Of course, all of this governmental support requires a certain obeisance to the pantheon. One is reminded of Nebuchadnezzar’s golden statue as recorded in the 3rd Chapter of the Book of Daniel updated to modern times; “When you hear the sound of Twitter, the singing of The Squad, the symphony of the Facebook trends, you shall fall down and worship the virtue signals of the Adorables.”

GM “could be considered progressive compared to its competition”. The corporation is also in the first rank of companies contributing large sums of money to the appropriate causes, i.e. BLM, Pride organizations, etc.

GM’s CEO is of the correct gender, though mercifully neither lawyer nor activist. One of the funny things about those American businesses most closely in thrall to federal largesse is executive pay. Take for instance Charles Wilson, that late unlamented member of the bloodsucking patriarchy who has gone down in infamy for his quote about GM and America. President of a thriving and economically dominant auto company with no government dependence, Charles Wilson was paid around $600k/year. The current chief executive of GM, Mary Berra, CEO of a company becoming increasingly incidental to the American economy, of dubious financial soundness and dependent on government largesse is the highest paid auto executive of all time at $23MM per year.

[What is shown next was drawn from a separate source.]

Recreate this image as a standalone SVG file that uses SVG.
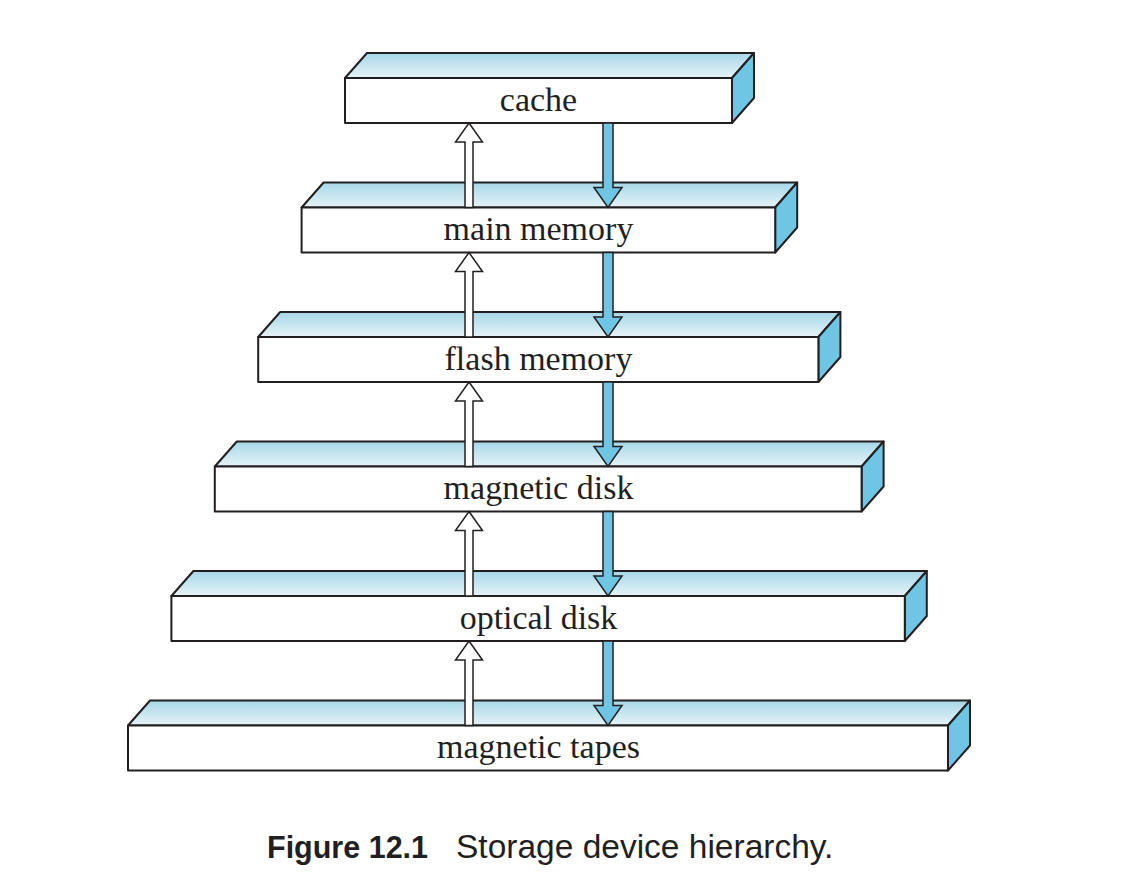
<svg xmlns="http://www.w3.org/2000/svg" width="1138" height="886" viewBox="0 0 1138 886">
  <defs>
    <linearGradient id="topFace" x1="0" y1="0" x2="0" y2="1">
      <stop offset="0" stop-color="#a6d7e8"/>
      <stop offset="1" stop-color="#e6f3f7"/>
    </linearGradient>
  </defs>
  <style>
    .front { fill: #ffffff; stroke: #231f20; stroke-width: 2; stroke-linejoin: round; }
    .top { fill: url(#topFace); stroke: #231f20; stroke-width: 2; stroke-linejoin: round; }
    .side { fill: #6ec6e4; stroke: #231f20; stroke-width: 2; stroke-linejoin: round; }
    .label { font-family: "Liberation Serif", "Times New Roman", serif; font-size: 34px; fill: #231f20; text-anchor: middle; }
    .up { fill: #ffffff; stroke: #231f20; stroke-width: 1.5; stroke-linejoin: miter; }
    .down { fill: #6ec6e4; stroke: #231f20; stroke-width: 1.5; stroke-linejoin: miter; }
    .cap-b { font-family: "Liberation Sans", Arial, sans-serif; font-size: 30.5px; font-weight: bold; fill: #231f20; }
    .cap { font-family: "Liberation Sans", Arial, sans-serif; font-size: 33.5px; fill: #231f20; }
  </style>

  <!-- storage levels: front face, top face, side face, label -->
  <g id="cache">
    <polygon class="top" points="345,78 367,53 754,53 732,78"/>
    <polygon class="side" points="732,78 754,53 754,98 732,123"/>
    <rect class="front" x="345" y="78" width="387" height="45"/>
    <text class="label" x="538.5" y="110.5">cache</text>
  </g>
  <g id="main-memory">
    <polygon class="top" points="301.6,207.5 323.6,182.5 797.2,182.5 775.2,207.5"/>
    <polygon class="side" points="775.2,207.5 797.2,182.5 797.2,227.5 775.2,252.5"/>
    <rect class="front" x="301.6" y="207.5" width="473.6" height="45"/>
    <text class="label" x="538.5" y="240">main memory</text>
  </g>
  <g id="flash-memory">
    <polygon class="top" points="258.2,337 280.2,312 840.4,312 818.4,337"/>
    <polygon class="side" points="818.4,337 840.4,312 840.4,357 818.4,382"/>
    <rect class="front" x="258.2" y="337" width="560.2" height="45"/>
    <text class="label" x="538.5" y="369.5">flash memory</text>
  </g>
  <g id="magnetic-disk">
    <polygon class="top" points="214.8,466.5 236.8,441.5 883.6,441.5 861.6,466.5"/>
    <polygon class="side" points="861.6,466.5 883.6,441.5 883.6,486.5 861.6,511.5"/>
    <rect class="front" x="214.8" y="466.5" width="646.8" height="45"/>
    <text class="label" x="538.5" y="499">magnetic disk</text>
  </g>
  <g id="optical-disk">
    <polygon class="top" points="171.4,596 193.4,571 926.8,571 904.8,596"/>
    <polygon class="side" points="904.8,596 926.8,571 926.8,616 904.8,641"/>
    <rect class="front" x="171.4" y="596" width="733.4" height="45"/>
    <text class="label" x="538.5" y="628.5">optical disk</text>
  </g>
  <g id="magnetic-tapes">
    <polygon class="top" points="128,725.5 150,700.5 970,700.5 948,725.5"/>
    <polygon class="side" points="948,725.5 970,700.5 970,745.5 948,770.5"/>
    <rect class="front" x="128" y="725.5" width="820" height="45"/>
    <text class="label" x="538.5" y="758">magnetic tapes</text>
  </g>

  <!-- transfers between adjacent levels: white = up, blue = down -->
  <g id="connectors">
    <polygon class="up" points="469,123 482.5,142 473,142 473,207.5 465,207.5 465,142 455.5,142"/>
    <polygon class="down" points="603,123 613,123 613,187.5 622,187.5 608,207.5 594,187.5 603,187.5"/>

    <polygon class="up" points="469,252.5 482.5,271.5 473,271.5 473,337 465,337 465,271.5 455.5,271.5"/>
    <polygon class="down" points="603,252.5 613,252.5 613,317 622,317 608,337 594,317 603,317"/>

    <polygon class="up" points="469,382 482.5,401 473,401 473,466.5 465,466.5 465,401 455.5,401"/>
    <polygon class="down" points="603,382 613,382 613,446.5 622,446.5 608,466.5 594,446.5 603,446.5"/>

    <polygon class="up" points="469,511.5 482.5,530.5 473,530.5 473,596 465,596 465,530.5 455.5,530.5"/>
    <polygon class="down" points="603,511.5 613,511.5 613,576 622,576 608,596 594,576 603,576"/>

    <polygon class="up" points="469,641 482.5,660 473,660 473,725.5 465,725.5 465,660 455.5,660"/>
    <polygon class="down" points="603,641 613,641 613,705.5 622,705.5 608,725.5 594,705.5 603,705.5"/>
  </g>

  <!-- caption -->
  <g id="caption">
    <text class="cap-b" x="267" y="858">Figure 12.1</text>
    <text class="cap" x="456" y="858">Storage device hierarchy.</text>
  </g>
</svg>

And so, one is left to wonder. Does our vote really matter? How important are the representatives that we vote in or out of office? In truth, our lives are truly bounded and controlled by the faceless lawyers writing the endless pages of the Federal Register. The leaders and executives of corporations making up our system of “free enterprise” are either lobbyists seeking advantage from the governments heavy hand or specialized lawyers seeking loopholes in the byzantine mazes of the Federal Register.

Will voting for the senile Joe Biden or the buffoon Donald Trump make any difference in the circumstances of my life?